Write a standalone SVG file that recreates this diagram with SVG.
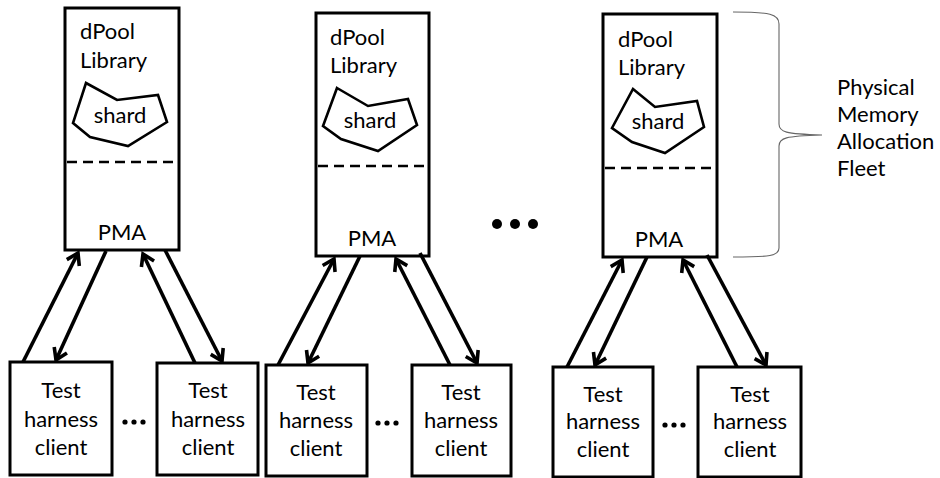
<svg xmlns="http://www.w3.org/2000/svg" width="940" height="478" viewBox="0 0 940 478">
  <style>
    .box { fill: #fff; stroke: #000; stroke-width: 3; }
    .shard { fill: #fff; stroke: #000; stroke-width: 2.6; stroke-linejoin: miter; }
    .sep { stroke: #000; stroke-width: 2.6; stroke-dasharray: 10 6; }
    .t { font-family: Lato, "Open Sans", "Liberation Sans", sans-serif; font-size: 22px; fill: #000; }
    .c { text-anchor: middle; }
    .arr { stroke: #000; stroke-width: 3.6; fill: none; marker-end: url(#head); }
    .brace { fill: none; stroke: #666; stroke-width: 1.1; }
  </style>
  <defs>
    <marker id="head" markerUnits="userSpaceOnUse" markerWidth="30" markerHeight="30" refX="0" refY="0" viewBox="-15 -15 30 30" orient="auto" overflow="visible">
      <path d="M -11 -7 L 0 0 L -11 7" fill="none" stroke="#000" stroke-width="3.6" stroke-linejoin="miter"/>
    </marker>
  </defs>

  <!-- PMA hosts -->
  <g id="pma1">
    <rect class="box" x="65" y="8" width="114" height="242"/>
    <text class="t" x="80" y="39">dPool</text>
    <text class="t" x="80" y="68">Library</text>
    <polygon class="shard" points="86,83 117,100 158,95 167,122 128,146 90,137 73,123"/>
    <text class="t c" x="120" y="123">shard</text>
    <line class="sep" x1="67" y1="162" x2="176" y2="162"/>
    <text class="t c" x="122" y="240">PMA</text>
  </g>
  <g id="pma2">
    <rect class="box" x="316" y="13" width="113" height="243"/>
    <text class="t" x="330" y="45">dPool</text>
    <text class="t" x="330" y="73">Library</text>
    <polygon class="shard" points="337,88 368,106 408,99 417,125 378,151 341,139 323,126"/>
    <text class="t c" x="370" y="128">shard</text>
    <line class="sep" x1="318" y1="166" x2="427" y2="166"/>
    <text class="t c" x="372" y="246">PMA</text>
  </g>
  <g id="pma3">
    <rect class="box" x="603" y="14" width="114" height="243"/>
    <text class="t" x="618" y="47">dPool</text>
    <text class="t" x="618" y="75">Library</text>
    <polygon class="shard" points="633,89 655,107 697,101 704,127 665,153 632,142 612,128"/>
    <text class="t c" x="658" y="129">shard</text>
    <line class="sep" x1="605" y1="168" x2="714" y2="168"/>
    <text class="t c" x="659" y="247">PMA</text>
  </g>

  <!-- more hosts -->
  <g id="more-hosts">
    <circle cx="497" cy="224" r="5"/>
    <circle cx="515" cy="224" r="5"/>
    <circle cx="533" cy="224" r="5"/>
  </g>

  <!-- fleet brace and label -->
  <g id="fleet">
    <path class="brace" d="M 733 12 C 770 12 779 14 779 24 L 779 124 C 779 132 785 134 822 135 C 785 136 779 138 779 146 L 779 248 C 779 256 770 257 733 257"/>
    <text class="t" x="837" y="95">Physical</text>
    <text class="t" x="837" y="122">Memory</text>
    <text class="t" x="837" y="149">Allocation</text>
    <text class="t" x="837" y="176">Fleet</text>
  </g>

  <!-- test harness clients -->
  <g id="client1">
    <rect class="box" x="10" y="362" width="102" height="113"/>
    <text class="t c" x="61" y="398">Test</text>
    <text class="t c" x="61" y="427">harness</text>
    <text class="t c" x="61" y="455">client</text>
  </g>
  <g id="client2">
    <rect class="box" x="157" y="363" width="101" height="112"/>
    <text class="t c" x="208" y="398">Test</text>
    <text class="t c" x="208" y="427">harness</text>
    <text class="t c" x="208" y="455">client</text>
  </g>
  <g id="client3">
    <rect class="box" x="266" y="365" width="101" height="111"/>
    <text class="t c" x="316" y="400">Test</text>
    <text class="t c" x="316" y="428">harness</text>
    <text class="t c" x="316" y="456">client</text>
  </g>
  <g id="client4">
    <rect class="box" x="412" y="365" width="99" height="111"/>
    <text class="t c" x="461" y="400">Test</text>
    <text class="t c" x="461" y="428">harness</text>
    <text class="t c" x="461" y="456">client</text>
  </g>
  <g id="client5">
    <rect class="box" x="553" y="367" width="100" height="110"/>
    <text class="t c" x="603" y="402">Test</text>
    <text class="t c" x="603" y="429">harness</text>
    <text class="t c" x="603" y="457">client</text>
  </g>
  <g id="client6">
    <rect class="box" x="698" y="367" width="103" height="110"/>
    <text class="t c" x="750" y="402">Test</text>
    <text class="t c" x="750" y="429">harness</text>
    <text class="t c" x="750" y="457">client</text>
  </g>

  <!-- more clients -->
  <g id="more-clients">
    <circle cx="125" cy="422" r="2.6"/>
    <circle cx="134" cy="422" r="2.6"/>
    <circle cx="143" cy="422" r="2.6"/>
    <circle cx="378" cy="423" r="2.6"/>
    <circle cx="387" cy="423" r="2.6"/>
    <circle cx="396" cy="423" r="2.6"/>
    <circle cx="665" cy="425" r="2.6"/>
    <circle cx="674" cy="425" r="2.6"/>
    <circle cx="683" cy="425" r="2.6"/>
  </g>

  <!-- request / response connectors -->
  <g id="connectors">
    <line class="arr" x1="23" y1="362" x2="78" y2="253"/>
    <line class="arr" x1="106" y1="251" x2="56" y2="360"/>
    <line class="arr" x1="195" y1="363" x2="143" y2="254"/>
    <line class="arr" x1="165" y1="250" x2="222" y2="361"/>

    <line class="arr" x1="278" y1="365" x2="334" y2="259"/>
    <line class="arr" x1="360" y1="256" x2="308" y2="363"/>
    <line class="arr" x1="450" y1="365" x2="396" y2="259"/>
    <line class="arr" x1="420" y1="253" x2="477" y2="363"/>

    <line class="arr" x1="567" y1="367" x2="622" y2="260"/>
    <line class="arr" x1="647" y1="257" x2="595" y2="365"/>
    <line class="arr" x1="737" y1="367" x2="683" y2="260"/>
    <line class="arr" x1="707" y1="255" x2="766" y2="365"/>
  </g>
</svg>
+ + + + +
All the lines above are to be reproduced exactly, except the pictures.

Write a standalone SVG file that recreates this diagram with SVG.
<svg xmlns="http://www.w3.org/2000/svg" width="940" height="478" viewBox="0 0 940 478">
  <style>
    .box { fill: #fff; stroke: #000; stroke-width: 3; }
    .shard { fill: #fff; stroke: #000; stroke-width: 2.6; stroke-linejoin: miter; }
    .sep { stroke: #000; stroke-width: 2.6; stroke-dasharray: 10 6; }
    .t { font-family: Lato, "Open Sans", "Liberation Sans", sans-serif; font-size: 22px; fill: #000; }
    .c { text-anchor: middle; }
    .arr { stroke: #000; stroke-width: 3.6; fill: none; marker-end: url(#head); }
    .brace { fill: none; stroke: #666; stroke-width: 1.1; }
  </style>
  <defs>
    <marker id="head" markerUnits="userSpaceOnUse" markerWidth="30" markerHeight="30" refX="0" refY="0" viewBox="-15 -15 30 30" orient="auto" overflow="visible">
      <path d="M -11 -7 L 0 0 L -11 7" fill="none" stroke="#000" stroke-width="3.6" stroke-linejoin="miter"/>
    </marker>
  </defs>

  <!-- PMA hosts -->
  <g id="pma1">
    <rect class="box" x="65" y="8" width="114" height="242"/>
    <text class="t" x="80" y="39">dPool</text>
    <text class="t" x="80" y="68">Library</text>
    <polygon class="shard" points="86,83 117,100 158,95 167,122 128,146 90,137 73,123"/>
    <text class="t c" x="120" y="123">shard</text>
    <line class="sep" x1="67" y1="162" x2="176" y2="162"/>
    <text class="t c" x="122" y="240">PMA</text>
  </g>
  <g id="pma2">
    <rect class="box" x="316" y="13" width="113" height="243"/>
    <text class="t" x="330" y="45">dPool</text>
    <text class="t" x="330" y="73">Library</text>
    <polygon class="shard" points="337,88 368,106 408,99 417,125 378,151 341,139 323,126"/>
    <text class="t c" x="370" y="128">shard</text>
    <line class="sep" x1="318" y1="166" x2="427" y2="166"/>
    <text class="t c" x="372" y="246">PMA</text>
  </g>
  <g id="pma3">
    <rect class="box" x="603" y="14" width="114" height="243"/>
    <text class="t" x="618" y="47">dPool</text>
    <text class="t" x="618" y="75">Library</text>
    <polygon class="shard" points="633,89 655,107 697,101 704,127 665,153 632,142 612,128"/>
    <text class="t c" x="658" y="129">shard</text>
    <line class="sep" x1="605" y1="168" x2="714" y2="168"/>
    <text class="t c" x="659" y="247">PMA</text>
  </g>

  <!-- more hosts -->
  <g id="more-hosts">
    <circle cx="497" cy="224" r="5"/>
    <circle cx="515" cy="224" r="5"/>
    <circle cx="533" cy="224" r="5"/>
  </g>

  <!-- fleet brace and label -->
  <g id="fleet">
    <path class="brace" d="M 733 12 C 770 12 779 14 779 24 L 779 124 C 779 132 785 134 822 135 C 785 136 779 138 779 146 L 779 248 C 779 256 770 257 733 257"/>
    <text class="t" x="837" y="95">Physical</text>
    <text class="t" x="837" y="122">Memory</text>
    <text class="t" x="837" y="149">Allocation</text>
    <text class="t" x="837" y="176">Fleet</text>
  </g>

  <!-- test harness clients -->
  <g id="client1">
    <rect class="box" x="10" y="362" width="102" height="113"/>
    <text class="t c" x="61" y="398">Test</text>
    <text class="t c" x="61" y="427">harness</text>
    <text class="t c" x="61" y="455">client</text>
  </g>
  <g id="client2">
    <rect class="box" x="157" y="363" width="101" height="112"/>
    <text class="t c" x="208" y="398">Test</text>
    <text class="t c" x="208" y="427">harness</text>
    <text class="t c" x="208" y="455">client</text>
  </g>
  <g id="client3">
    <rect class="box" x="266" y="365" width="101" height="111"/>
    <text class="t c" x="316" y="400">Test</text>
    <text class="t c" x="316" y="428">harness</text>
    <text class="t c" x="316" y="456">client</text>
  </g>
  <g id="client4">
    <rect class="box" x="412" y="365" width="99" height="111"/>
    <text class="t c" x="461" y="400">Test</text>
    <text class="t c" x="461" y="428">harness</text>
    <text class="t c" x="461" y="456">client</text>
  </g>
  <g id="client5">
    <rect class="box" x="553" y="367" width="100" height="110"/>
    <text class="t c" x="603" y="402">Test</text>
    <text class="t c" x="603" y="429">harness</text>
    <text class="t c" x="603" y="457">client</text>
  </g>
  <g id="client6">
    <rect class="box" x="698" y="367" width="103" height="110"/>
    <text class="t c" x="750" y="402">Test</text>
    <text class="t c" x="750" y="429">harness</text>
    <text class="t c" x="750" y="457">client</text>
  </g>

  <!-- more clients -->
  <g id="more-clients">
    <circle cx="125" cy="422" r="2.6"/>
    <circle cx="134" cy="422" r="2.6"/>
    <circle cx="143" cy="422" r="2.6"/>
    <circle cx="378" cy="423" r="2.6"/>
    <circle cx="387" cy="423" r="2.6"/>
    <circle cx="396" cy="423" r="2.6"/>
    <circle cx="665" cy="425" r="2.6"/>
    <circle cx="674" cy="425" r="2.6"/>
    <circle cx="683" cy="425" r="2.6"/>
  </g>

  <!-- request / response connectors -->
  <g id="connectors">
    <line class="arr" x1="23" y1="362" x2="78" y2="253"/>
    <line class="arr" x1="106" y1="251" x2="56" y2="360"/>
    <line class="arr" x1="195" y1="363" x2="143" y2="254"/>
    <line class="arr" x1="165" y1="250" x2="222" y2="361"/>

    <line class="arr" x1="278" y1="365" x2="334" y2="259"/>
    <line class="arr" x1="360" y1="256" x2="308" y2="363"/>
    <line class="arr" x1="450" y1="365" x2="396" y2="259"/>
    <line class="arr" x1="420" y1="253" x2="477" y2="363"/>

    <line class="arr" x1="567" y1="367" x2="622" y2="260"/>
    <line class="arr" x1="647" y1="257" x2="595" y2="365"/>
    <line class="arr" x1="737" y1="367" x2="683" y2="260"/>
    <line class="arr" x1="707" y1="255" x2="766" y2="365"/>
  </g>
</svg>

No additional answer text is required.